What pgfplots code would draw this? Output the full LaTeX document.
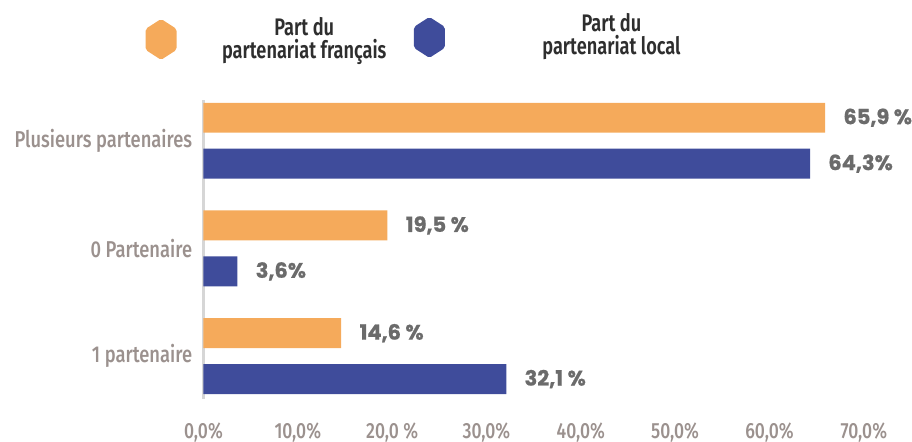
\documentclass[border=0pt]{standalone}
\usepackage{fontspec}
\setmainfont{Fira Sans}
\usepackage{pgfplots}
\pgfplotsset{compat=1.18}

\newfontfamily\condfont[FakeStretch=0.8]{Fira Sans Medium}
\newfontfamily\legfont[FakeStretch=0.76]{Fira Sans SemiBold}
\newfontfamily\valfont[BoldFeatures={FakeBold=0.8}]{Poppins}

\definecolor{orangeP}{HTML}{F5AA5B}
\definecolor{blueP}{HTML}{3F4C9B}
\definecolor{tickgray}{HTML}{9B918E}
\definecolor{valgray}{HTML}{6B6B6B}
\definecolor{legtext}{HTML}{2E2E2E}
\definecolor{axisgray}{HTML}{D6D6D6}

\begin{document}
\begin{tikzpicture}
% pixel frame of the reference: (204,400) px is the lower left corner of the axis
\begin{scope}[shift={(-102pt,200pt)}, x=0.5pt, y=-0.5pt]
  \useasboundingbox (0,0) rectangle (912,442);
  \fill[orangeP, rounded corners=1pt] (161.5,19)--(177,29)--(177,50)--(161.5,60)--(146,50)--(146,29)--cycle;
  \fill[blueP, rounded corners=1pt] (430.5,17)--(446,27)--(446,48)--(430.5,58)--(415,48)--(415,27)--cycle;
  \node[text=legtext, font=\legfont\fontsize{12}{11.5}\selectfont, align=center, inner sep=0pt] at (305,41) {Part du\\partenariat français};
  \node[text=legtext, font=\legfont\fontsize{12}{11.5}\selectfont, align=center, inner sep=0pt] at (613,37) {Part du\\partenariat local};
\end{scope}

\begin{axis}[
    at={(0,0)}, anchor=south west,
    scale only axis,
    width=331pt, height=150pt,
    xbar,
    bar width=0.2778,
    xmin=0, xmax=70,
    ymin=-0.398, ymax=2.380,
    axis lines=left,
    axis line style={-},
    x axis line style={draw=none},
    y axis line style={draw=axisgray, line width=1.5pt},
    major tick length=0pt,
    xtick={0,10,...,70},
    xticklabels={{0,0\%},{10,0\%},{20,0 \%},{30,0\%},{40,0\%},{50,0\%},{60,0\%},{70,0\%}},
    ytick={0,1,2},
    yticklabels={1 partenaire,0 Partenaire,Plusieurs partenaires},
    xticklabel style={text=tickgray, font=\condfont\fontsize{11}{12}\selectfont, inner sep=0pt, anchor=north, yshift=-11.5pt},
    yticklabel style={text=tickgray, font=\condfont\fontsize{11.5}{12}\selectfont, inner sep=0pt, anchor=east, xshift=-5.5pt},
    nodes near coords,
    point meta=explicit symbolic,
    every node near coord/.append style={anchor=west, inner sep=0pt, xshift=9pt, text=valgray, font=\valfont\bfseries\fontsize{10.5}{12}\selectfont},
]
\addplot[bar shift=0.213, fill=orangeP, draw=none]
    coordinates {(65.9,2) [65,9 \%] (19.5,1) [19,5 \%] (14.6,0) [14,6 \%]};
\addplot[bar shift=-0.213, fill=blueP, draw=none]
    coordinates {(64.3,2) [64,3\%] (3.6,1) [3,6\%] (32.1,0) [32,1 \%]};
\end{axis}
\end{tikzpicture}
\end{document}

= = = = =

DIRECTIVE: Reproduce the listing exactly. Leave its pictures out.

TASK OUTPUT:
What pgfplots code would draw this? Output the full LaTeX document.
\documentclass[border=0pt]{standalone}
\usepackage{fontspec}
\setmainfont{Fira Sans}
\usepackage{pgfplots}
\pgfplotsset{compat=1.18}

\newfontfamily\condfont[FakeStretch=0.8]{Fira Sans Medium}
\newfontfamily\legfont[FakeStretch=0.76]{Fira Sans SemiBold}
\newfontfamily\valfont[BoldFeatures={FakeBold=0.8}]{Poppins}

\definecolor{orangeP}{HTML}{F5AA5B}
\definecolor{blueP}{HTML}{3F4C9B}
\definecolor{tickgray}{HTML}{9B918E}
\definecolor{valgray}{HTML}{6B6B6B}
\definecolor{legtext}{HTML}{2E2E2E}
\definecolor{axisgray}{HTML}{D6D6D6}

\begin{document}
\begin{tikzpicture}
% pixel frame of the reference: (204,400) px is the lower left corner of the axis
\begin{scope}[shift={(-102pt,200pt)}, x=0.5pt, y=-0.5pt]
  \useasboundingbox (0,0) rectangle (912,442);
  \fill[orangeP, rounded corners=1pt] (161.5,19)--(177,29)--(177,50)--(161.5,60)--(146,50)--(146,29)--cycle;
  \fill[blueP, rounded corners=1pt] (430.5,17)--(446,27)--(446,48)--(430.5,58)--(415,48)--(415,27)--cycle;
  \node[text=legtext, font=\legfont\fontsize{12}{11.5}\selectfont, align=center, inner sep=0pt] at (305,41) {Part du\\partenariat français};
  \node[text=legtext, font=\legfont\fontsize{12}{11.5}\selectfont, align=center, inner sep=0pt] at (613,37) {Part du\\partenariat local};
\end{scope}

\begin{axis}[
    at={(0,0)}, anchor=south west,
    scale only axis,
    width=331pt, height=150pt,
    xbar,
    bar width=0.2778,
    xmin=0, xmax=70,
    ymin=-0.398, ymax=2.380,
    axis lines=left,
    axis line style={-},
    x axis line style={draw=none},
    y axis line style={draw=axisgray, line width=1.5pt},
    major tick length=0pt,
    xtick={0,10,...,70},
    xticklabels={{0,0\%},{10,0\%},{20,0 \%},{30,0\%},{40,0\%},{50,0\%},{60,0\%},{70,0\%}},
    ytick={0,1,2},
    yticklabels={1 partenaire,0 Partenaire,Plusieurs partenaires},
    xticklabel style={text=tickgray, font=\condfont\fontsize{11}{12}\selectfont, inner sep=0pt, anchor=north, yshift=-11.5pt},
    yticklabel style={text=tickgray, font=\condfont\fontsize{11.5}{12}\selectfont, inner sep=0pt, anchor=east, xshift=-5.5pt},
    nodes near coords,
    point meta=explicit symbolic,
    every node near coord/.append style={anchor=west, inner sep=0pt, xshift=9pt, text=valgray, font=\valfont\bfseries\fontsize{10.5}{12}\selectfont},
]
\addplot[bar shift=0.213, fill=orangeP, draw=none]
    coordinates {(65.9,2) [65,9 \%] (19.5,1) [19,5 \%] (14.6,0) [14,6 \%]};
\addplot[bar shift=-0.213, fill=blueP, draw=none]
    coordinates {(64.3,2) [64,3\%] (3.6,1) [3,6\%] (32.1,0) [32,1 \%]};
\end{axis}
\end{tikzpicture}
\end{document}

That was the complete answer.